A legislative committee charged with investigating alleged traffic of influences related to the import of Chinese cement accused Costa Rican President Luis Guillermo Solís of a “lack of probity” related to his role in allegedly pressuring institutions to facilitate the imports.
These criticisms of the president were included in the final report of the committee that investigated loans of more than $30 million from Costa Rican public banks to the cement importer, a case that has exposed irregularities in all three branches of government.
“[The president’s] decisions did not befit [his duty of] impartiality, nor the objectives of the institutions with which he works. He failed to watch over the administration of public resources according to the principles of… effectiveness, economy, and efficiency,” states the report, released Monday night.

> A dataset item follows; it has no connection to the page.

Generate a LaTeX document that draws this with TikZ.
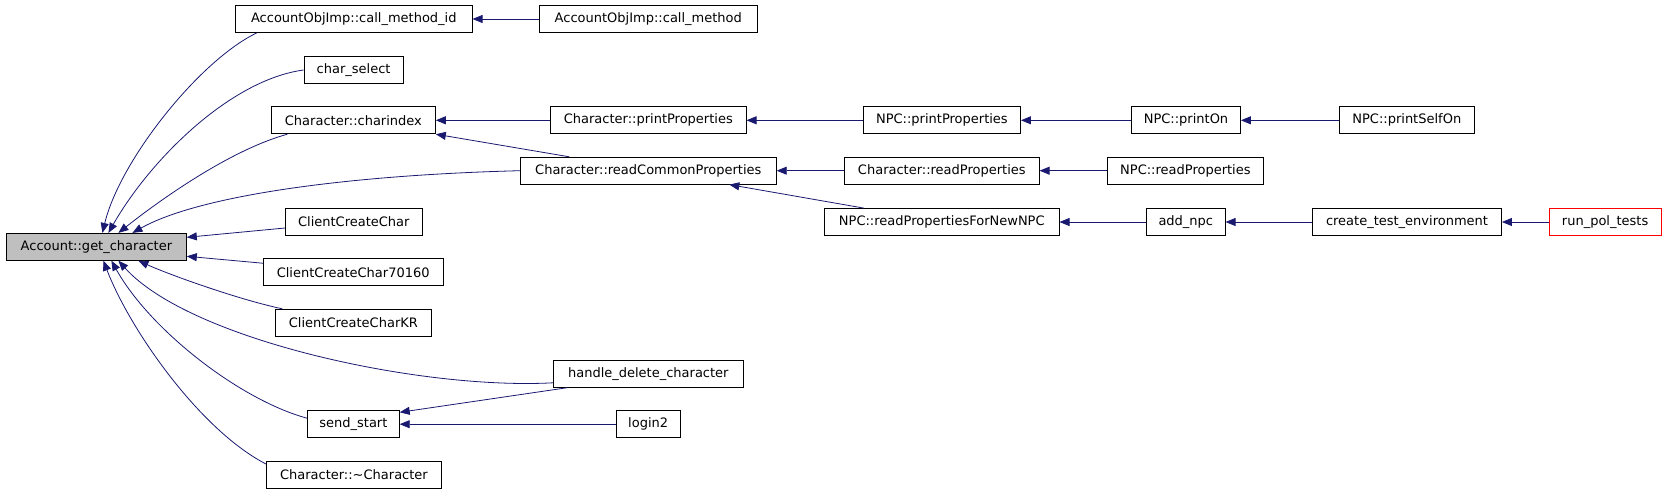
\documentclass[tikz,border=0pt]{standalone}
\usepackage{fontspec}
\setmainfont{DejaVu Sans}
\usetikzlibrary{arrows.meta}
\definecolor{edgeblue}{RGB}{25,25,112}
\definecolor{curgray}{RGB}{191,191,191}
\begin{document}
\begin{tikzpicture}[x=1pt,y=-1pt,
		fn/.style={draw,fill=white,line width=0.8pt,minimum height=27pt,inner xsep=1pt,inner ysep=0pt,font=\fontsize{13}{15}\selectfont},
		call/.style={->,draw=edgeblue,line width=0.8pt},
		>={Triangle[length=10pt,width=8pt]}]
		\useasboundingbox (0,0) rectangle (1667,493);
		\node[fn,fill=curgray,minimum width=180pt] (A) at (96.4,246.8) {Account::get\_character};
		\node[fn,minimum width=236.7pt] (B) at (353.8,19) {AccountObjImp::call\_method\_id};
		\node[fn,minimum width=218pt] (C) at (648.3,19) {AccountObjImp::call\_method};
		\node[fn,minimum width=99.3pt] (D) at (353.6,70) {char\_select};
		\node[fn,minimum width=164pt] (E) at (353.4,120.3) {Character::charindex};
		\node[fn,minimum width=195.6pt] (F) at (648.3,120.3) {Character::printProperties};
		\node[fn,minimum width=157.3pt] (G) at (941.9,120.3) {NPC::printProperties};
		\node[fn,minimum width=109pt] (H) at (1186,120.3) {NPC::printOn};
		\node[fn,minimum width=135pt] (I) at (1406.8,120.3) {NPC::printSelfOn};
		\node[fn,minimum width=256pt] (J) at (648.3,170.7) {Character::readCommonProperties};
		\node[fn,minimum width=194.8pt] (K) at (941.8,170.7) {Character::readProperties};
		\node[fn,minimum width=155.8pt] (L) at (1185.4,170.7) {NPC::readProperties};
		\node[fn,minimum width=136.7pt] (M) at (353.8,222) {ClientCreateChar};
		\node[fn,minimum width=234.6pt] (N) at (941.8,222) {NPC::readPropertiesForNewNPC};
		\node[fn,minimum width=78.7pt] (O) at (1185.8,222) {add\_npc};
		\node[fn,minimum width=189pt] (P) at (1407,222) {create\_test\_environment};
		\node[fn,draw=red,minimum width=112.2pt] (Q) at (1605.1,222) {run\_pol\_tests};
		\node[fn,minimum width=180pt] (R) at (353.2,272.2) {ClientCreateChar70160};
		\node[fn,minimum width=156pt] (S) at (353.4,322.7) {ClientCreateCharKR};
		\node[fn,minimum width=190pt] (T) at (648.3,373.8) {handle\_delete\_character};
		\node[fn,minimum width=91.8pt] (U) at (353.4,424.2) {send\_start};
		\node[fn,minimum width=64.3pt] (V) at (648.2,424.2) {login2};
		\node[fn,minimum width=175pt] (W) at (353.9,474.9) {Character::\textasciitilde Character};
		\draw[call] ([xshift=-97pt]B.south) .. controls (200,60) and (120,160) .. ([xshift=6pt]A.north);
		\draw[call] (D.west) .. controls (230,80) and (150,160) .. ([xshift=12pt]A.north);
		\draw[call] ([xshift=-66pt]E.south) .. controls (230,150) and (160,200) .. ([xshift=22pt]A.north);
		\draw[call] (J.west) .. controls (350,175) and (200,195) .. ([xshift=36pt]A.north);
		\draw[call] ([yshift=-6pt]M.west) to ([yshift=9.5pt]A.east);
		\draw[call] ([yshift=9pt]R.west) to ([yshift=-9.5pt]A.east);
		\draw[call] ([xshift=-71pt]S.north) .. controls (240,300) and (170,275) .. ([xshift=42pt]A.south);
		\draw[call] ([yshift=-9pt]T.west) .. controls (420,390) and (190,340) .. ([xshift=22pt]A.south);
		\draw[call] ([yshift=6pt]U.west) .. controls (240,400) and (150,330) .. ([xshift=15pt]A.south);
		\draw[call] ([yshift=-3pt]W.north west) .. controls (200,430) and (130,330) .. ([xshift=7pt]A.south);
		\draw[call] (C) to (B);
		\draw[call] (F) to (E);
		\draw[call] ([xshift=-79pt]J.north) to (E.south east);
		\draw[call] (G) to (F);
		\draw[call] (H) to (G);
		\draw[call] (I) to (H);
		\draw[call] (K) to (J);
		\draw[call] ([xshift=-78pt]N.north) to ([xshift=81pt]J.south);
		\draw[call] (L) to (K);
		\draw[call] (O) to (N);
		\draw[call] (P) to (O);
		\draw[call] (Q) to (P);
		\draw[call] ([xshift=-81pt]T.south) to ([yshift=-2pt]U.north east);
		\draw[call] (V) to (U);
\end{tikzpicture}
\end{document}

President Solís refuted this claim and stated that “I have never instructed any official to violate any legal system or intercede before a company or specific person. Whoever says the contrary lacks the truth.”
He made the comment in a video posted to his Facebook account:
The cement scandal, popularly known in Costa Rica as the #Cementazo, revolves around businessman Juan Carlos Bolaños, accused of having exerted political pressure and offered favors in exchange for not only a regulations change that allowed him to import the cement from China, but also multi-million dollar loans from public banks that he received without the usual requirements.
Bolaños is in preventive prison for this case along with six senior bank officials from the Banco de Costa Rica (BCR) as part of an investigation of traffic of influences.
Additional impact of the case has included the replacement of the entire BCR board of directors, and the suspension of Supreme Court magistrate Celso Gamboa and Chief Prosecutor Jorge Chavarría while their alleged participation in the case is investigated.
Former Vice Minister of Finance Fernando Rodríguez resigned from his position after being accused of exerting pressures to favor the import of the Chinese cement.
The 294-page report asks the government’s Ethics Office for sanctions against Solís and 28 other people, including members of his administration, legislators, judges and others (review the detailed list as published by the daily La Nación here).